Aim =
Return the lines that follow, exactly as they appear, from the first through the one containing "CLIP = 1e-30"; no pictures are to be included.
◇ ◇ ◇ ◇ ◇ ◇ ◇
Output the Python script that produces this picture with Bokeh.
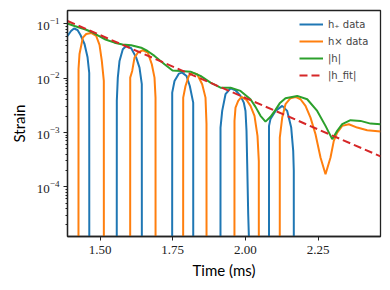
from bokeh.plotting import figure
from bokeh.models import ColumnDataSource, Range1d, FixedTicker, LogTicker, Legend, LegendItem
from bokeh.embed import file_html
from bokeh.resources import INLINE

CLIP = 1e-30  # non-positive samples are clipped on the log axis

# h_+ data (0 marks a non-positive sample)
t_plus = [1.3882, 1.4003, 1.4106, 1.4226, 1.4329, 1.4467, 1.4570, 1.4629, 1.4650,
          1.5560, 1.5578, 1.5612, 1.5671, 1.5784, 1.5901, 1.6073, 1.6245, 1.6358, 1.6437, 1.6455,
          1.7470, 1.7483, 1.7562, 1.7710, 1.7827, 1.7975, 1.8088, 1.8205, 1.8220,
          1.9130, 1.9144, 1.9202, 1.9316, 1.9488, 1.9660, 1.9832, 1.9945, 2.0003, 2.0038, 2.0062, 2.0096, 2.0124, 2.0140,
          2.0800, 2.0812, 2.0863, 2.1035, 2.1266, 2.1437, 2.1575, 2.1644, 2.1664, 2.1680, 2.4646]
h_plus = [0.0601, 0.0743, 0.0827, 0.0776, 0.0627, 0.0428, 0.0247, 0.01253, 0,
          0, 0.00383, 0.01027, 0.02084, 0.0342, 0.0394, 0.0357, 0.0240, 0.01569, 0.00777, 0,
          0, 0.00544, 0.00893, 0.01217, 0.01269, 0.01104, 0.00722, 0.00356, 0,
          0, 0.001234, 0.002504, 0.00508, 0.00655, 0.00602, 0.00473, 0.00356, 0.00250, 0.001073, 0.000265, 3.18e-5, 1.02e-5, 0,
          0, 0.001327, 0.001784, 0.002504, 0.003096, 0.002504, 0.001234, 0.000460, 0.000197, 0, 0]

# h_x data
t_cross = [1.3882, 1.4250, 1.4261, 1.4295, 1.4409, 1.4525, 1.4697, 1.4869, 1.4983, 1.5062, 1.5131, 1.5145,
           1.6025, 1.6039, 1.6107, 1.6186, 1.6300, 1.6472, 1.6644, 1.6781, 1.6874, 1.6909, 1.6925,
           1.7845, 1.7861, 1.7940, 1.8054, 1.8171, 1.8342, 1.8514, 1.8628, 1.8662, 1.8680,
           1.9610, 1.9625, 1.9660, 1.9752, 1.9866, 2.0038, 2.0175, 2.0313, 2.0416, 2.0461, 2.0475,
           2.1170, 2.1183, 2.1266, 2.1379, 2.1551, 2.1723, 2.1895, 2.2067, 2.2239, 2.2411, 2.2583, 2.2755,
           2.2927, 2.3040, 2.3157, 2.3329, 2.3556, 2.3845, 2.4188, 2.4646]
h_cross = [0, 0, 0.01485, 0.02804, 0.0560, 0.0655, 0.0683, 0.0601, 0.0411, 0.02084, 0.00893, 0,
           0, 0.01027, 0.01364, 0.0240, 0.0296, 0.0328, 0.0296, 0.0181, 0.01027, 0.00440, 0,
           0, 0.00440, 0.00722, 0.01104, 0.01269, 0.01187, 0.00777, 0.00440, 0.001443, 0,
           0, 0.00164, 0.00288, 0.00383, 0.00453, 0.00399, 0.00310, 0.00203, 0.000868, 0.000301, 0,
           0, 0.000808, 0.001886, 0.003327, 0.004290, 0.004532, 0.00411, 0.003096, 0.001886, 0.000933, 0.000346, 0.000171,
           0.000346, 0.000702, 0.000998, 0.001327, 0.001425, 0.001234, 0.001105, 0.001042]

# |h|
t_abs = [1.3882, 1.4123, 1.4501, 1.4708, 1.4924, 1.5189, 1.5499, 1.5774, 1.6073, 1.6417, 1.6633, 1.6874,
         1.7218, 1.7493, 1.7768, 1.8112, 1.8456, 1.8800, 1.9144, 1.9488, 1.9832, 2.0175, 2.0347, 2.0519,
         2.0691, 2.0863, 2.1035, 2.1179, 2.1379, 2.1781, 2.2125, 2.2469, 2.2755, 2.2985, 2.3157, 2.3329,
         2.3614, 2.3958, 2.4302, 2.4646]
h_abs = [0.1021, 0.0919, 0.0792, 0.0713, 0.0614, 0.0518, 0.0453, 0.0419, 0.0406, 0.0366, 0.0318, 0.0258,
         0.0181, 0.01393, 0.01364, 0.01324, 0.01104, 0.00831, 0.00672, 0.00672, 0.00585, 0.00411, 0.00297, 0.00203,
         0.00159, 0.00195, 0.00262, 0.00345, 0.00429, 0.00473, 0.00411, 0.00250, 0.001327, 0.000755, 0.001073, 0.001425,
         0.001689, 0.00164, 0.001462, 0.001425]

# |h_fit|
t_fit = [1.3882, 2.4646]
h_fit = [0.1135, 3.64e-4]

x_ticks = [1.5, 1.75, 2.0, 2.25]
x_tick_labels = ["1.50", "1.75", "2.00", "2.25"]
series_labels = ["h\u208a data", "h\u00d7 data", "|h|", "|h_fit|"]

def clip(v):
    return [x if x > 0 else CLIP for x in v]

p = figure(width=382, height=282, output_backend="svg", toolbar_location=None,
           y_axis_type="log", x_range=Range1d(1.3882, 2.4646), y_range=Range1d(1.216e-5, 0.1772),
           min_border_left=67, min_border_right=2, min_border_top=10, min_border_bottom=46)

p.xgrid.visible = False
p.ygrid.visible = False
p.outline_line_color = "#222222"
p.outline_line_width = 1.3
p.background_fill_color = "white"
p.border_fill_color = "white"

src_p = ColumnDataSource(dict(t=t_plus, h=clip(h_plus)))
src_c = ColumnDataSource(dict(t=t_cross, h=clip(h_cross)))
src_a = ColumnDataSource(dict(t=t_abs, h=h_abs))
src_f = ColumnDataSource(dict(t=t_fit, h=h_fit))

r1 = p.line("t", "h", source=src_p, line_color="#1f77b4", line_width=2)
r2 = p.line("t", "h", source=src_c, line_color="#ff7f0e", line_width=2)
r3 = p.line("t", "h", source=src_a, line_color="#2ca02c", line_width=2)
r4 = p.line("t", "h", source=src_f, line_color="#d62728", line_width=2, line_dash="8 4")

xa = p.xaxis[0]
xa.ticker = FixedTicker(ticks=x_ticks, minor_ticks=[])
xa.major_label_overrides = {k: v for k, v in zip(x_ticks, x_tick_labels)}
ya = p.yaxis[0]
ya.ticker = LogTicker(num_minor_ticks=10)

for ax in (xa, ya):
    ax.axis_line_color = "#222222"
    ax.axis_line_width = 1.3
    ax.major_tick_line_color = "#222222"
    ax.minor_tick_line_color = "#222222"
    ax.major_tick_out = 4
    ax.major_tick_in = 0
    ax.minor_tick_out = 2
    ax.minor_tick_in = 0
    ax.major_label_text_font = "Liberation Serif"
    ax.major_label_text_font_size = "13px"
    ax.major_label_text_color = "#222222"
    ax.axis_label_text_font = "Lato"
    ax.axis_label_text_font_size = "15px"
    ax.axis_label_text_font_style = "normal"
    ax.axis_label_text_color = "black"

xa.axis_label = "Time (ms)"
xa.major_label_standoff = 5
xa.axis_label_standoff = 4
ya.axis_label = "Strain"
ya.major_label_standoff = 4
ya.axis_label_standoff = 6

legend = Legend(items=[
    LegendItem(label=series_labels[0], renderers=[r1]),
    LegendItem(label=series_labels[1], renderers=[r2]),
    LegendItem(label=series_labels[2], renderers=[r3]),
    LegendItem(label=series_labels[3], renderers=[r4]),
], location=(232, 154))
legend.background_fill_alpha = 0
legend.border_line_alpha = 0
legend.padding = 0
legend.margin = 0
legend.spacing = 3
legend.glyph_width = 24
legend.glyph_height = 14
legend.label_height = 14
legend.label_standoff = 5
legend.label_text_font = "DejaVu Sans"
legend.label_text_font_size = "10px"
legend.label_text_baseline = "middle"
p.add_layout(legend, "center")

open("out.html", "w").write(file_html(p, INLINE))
◇ ◇ ◇ ◇ ◇ ◇ ◇
Problem solution =
Output the Python script that produces this picture with Bokeh.
from bokeh.plotting import figure
from bokeh.models import ColumnDataSource, Range1d, FixedTicker, LogTicker, Legend, LegendItem
from bokeh.embed import file_html
from bokeh.resources import INLINE

CLIP = 1e-30  # non-positive samples are clipped on the log axis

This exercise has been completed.